Further, a lawyer must be aware of the rebuttable presumption that all communications between the attorney and client are confidential. (Sharon v. Sharon (1889) 79 Cal. 633, 638.)
The disclosure of a client's secrets and confidences to a data processor, without the client's consent, would violate the client's right to have his confidences and secrets preserved and would violate Business and Professions Code section 6068, subdivision (e).
We conclude that, unless and until Business and Professions Code section 6068, subdivision (e), is amended so as to permit the use of a central data processor which meets standards promulgated by the State Bar, and unless the client otherwise directs, any confidences or secrets of the client contained in data to be supplied to the data processor either should be eliminated from such data or should be coded so that the client's confidences and secrets will not be disclosed.

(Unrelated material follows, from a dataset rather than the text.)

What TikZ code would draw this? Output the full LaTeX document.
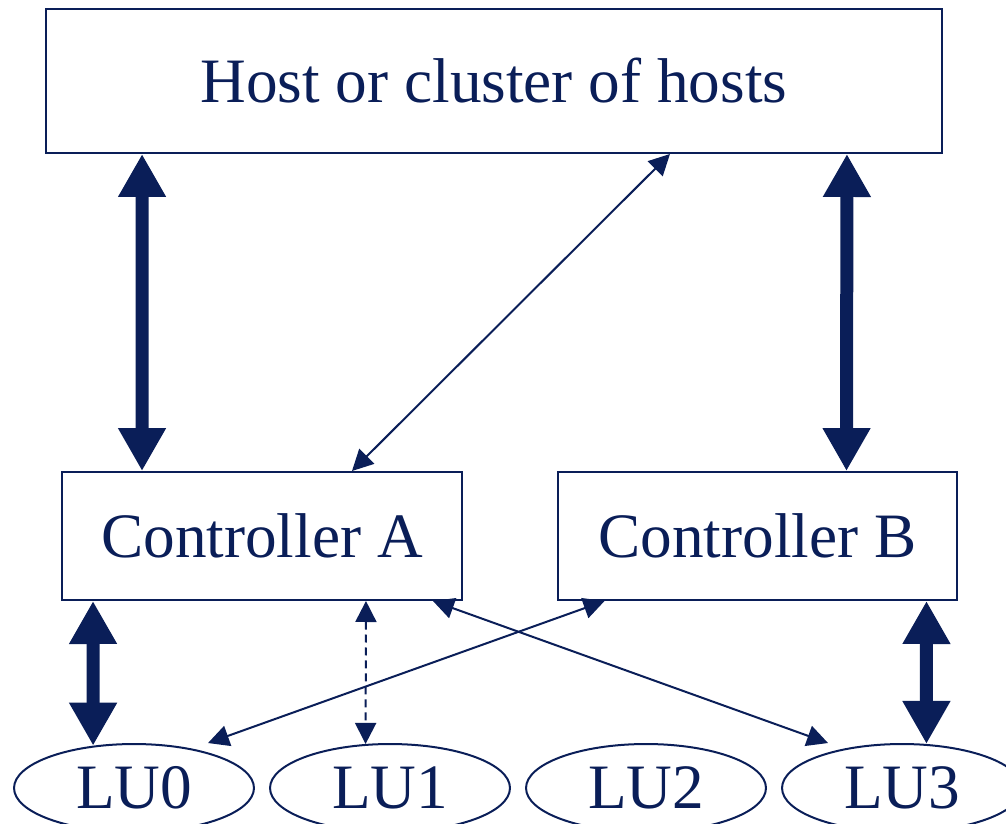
\documentclass[tikz,border=0pt]{standalone}
\usepackage{fontspec}
\setmainfont{Liberation Serif}
\usepackage{tikz}
\usetikzlibrary{arrows.meta,shapes.geometric}
\definecolor{navy}{RGB}{10,30,88}

\begin{document}
\begin{tikzpicture}
  [x=0.02cm,y=-0.02cm,
   every node/.style={draw=navy,line width=0.04cm,text=navy,font=\fontsize{36}{40}\selectfont,inner sep=0pt},
   box/.style={rectangle,minimum height=2.56cm,minimum width=8cm},
   lu/.style={ellipse,minimum width=4.8cm,minimum height=1.76cm},
   fat/.style={draw=navy,line width=0.26cm,{Triangle[width=0.9cm,length=0.86cm]}-{Triangle[width=0.9cm,length=0.86cm]}},
   thin/.style={draw=navy,line width=0.04cm,{Triangle[width=0.42cm,length=0.42cm]}-{Triangle[width=0.42cm,length=0.42cm]}}]

  \useasboundingbox (0,0) rectangle (1006,823);

  \node[rectangle,minimum width=17.92cm,minimum height=2.88cm] (host) at (494,81) {Host or cluster of hosts};
  \node[box] (ctrlA) at (262,536) {Controller A};
  \node[box] (ctrlB) at (757.5,536) {Controller B};
  \node[lu] (lu0) at (134,788) {LU0};
  \node[lu] (lu1) at (390,788) {LU1};
  \node[lu] (lu2) at (646,788) {LU2};
  \node[lu] (lu3) at (902,788) {LU3};

  % host links
  \draw[fat] ([xshift=1.94cm]host.south west) -- ([xshift=1.62cm]ctrlA.north west);
  \draw[fat] ([xshift=-1.92cm]host.south east) -- ([xshift=-2.24cm]ctrlB.north east);
  \draw[thin] ([xshift=3.52cm]host.south) -- ([xshift=1.8cm]ctrlA.north);

  % controller to LU links
  \draw[fat] ([xshift=0.64cm]ctrlA.south west) -- (lu0.134);
  \draw[fat] ([xshift=-0.64cm]ctrlB.south east) -- (lu3.61);
  \draw[thin,dash pattern=on 0.16cm off 0.1cm] ([xshift=2.08cm]ctrlA.south) -- (lu1.119);
  \foreach \from/\fs/\to/\ts in {ctrlB.south west/0.96cm/lu0.north/1.48cm,ctrlA.south east/-0.6cm/lu3.north/-1.48cm}
    \draw[thin] ([xshift=\fs]\from) -- ([xshift=\ts]\to);
\end{tikzpicture}
\end{document}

This opinion is issued by the Standing Committee on Professional Responsibility and Conduct of The State Bar of California. It is advisory only. It is not binding upon the courts, The State Bar of California, its Board of Governors, any persons or tribunals charged with regulatory responsibilities, or any member of the State Bar.
1 The prevailing view is that identity of the client is not privileged and his attorney cannot refuse to disclose the client's name. (Satterlee v. Bliss (1869) 36 Cal. 489, 507; Brunner v. Superior Court (1959) 51 Cal. 2d 616, 618.) However, in Ex Parte McDonough (1915) 170 Cal. 230, 236, the court held that, under the peculiar circumstances of that case, to divulge the identity of the clients would tend to incriminate them and, therefore, their identity was privileged. See also Baird v. Koerner (9th Cir. 1960) 279 F.2d 623 (identity of client privilege); Behrens v. Hironimus (4th Cir. 1948) 170 F.2d 627, 628 (nature of the matter held from taxing body); Florida State Bar Ethics Opinion No. 62-24 (client's address should not be divulged to IRS).
2 Evidence Code sections 953, subdivision (a), and 954; In re Fisher (S.D. N.Y. 1931) 51 F.2d 424, 425; People v. Kor (1954), 129 Cal.App.2d 436.
3 See authorites cited in footnote at page II A-73, supra.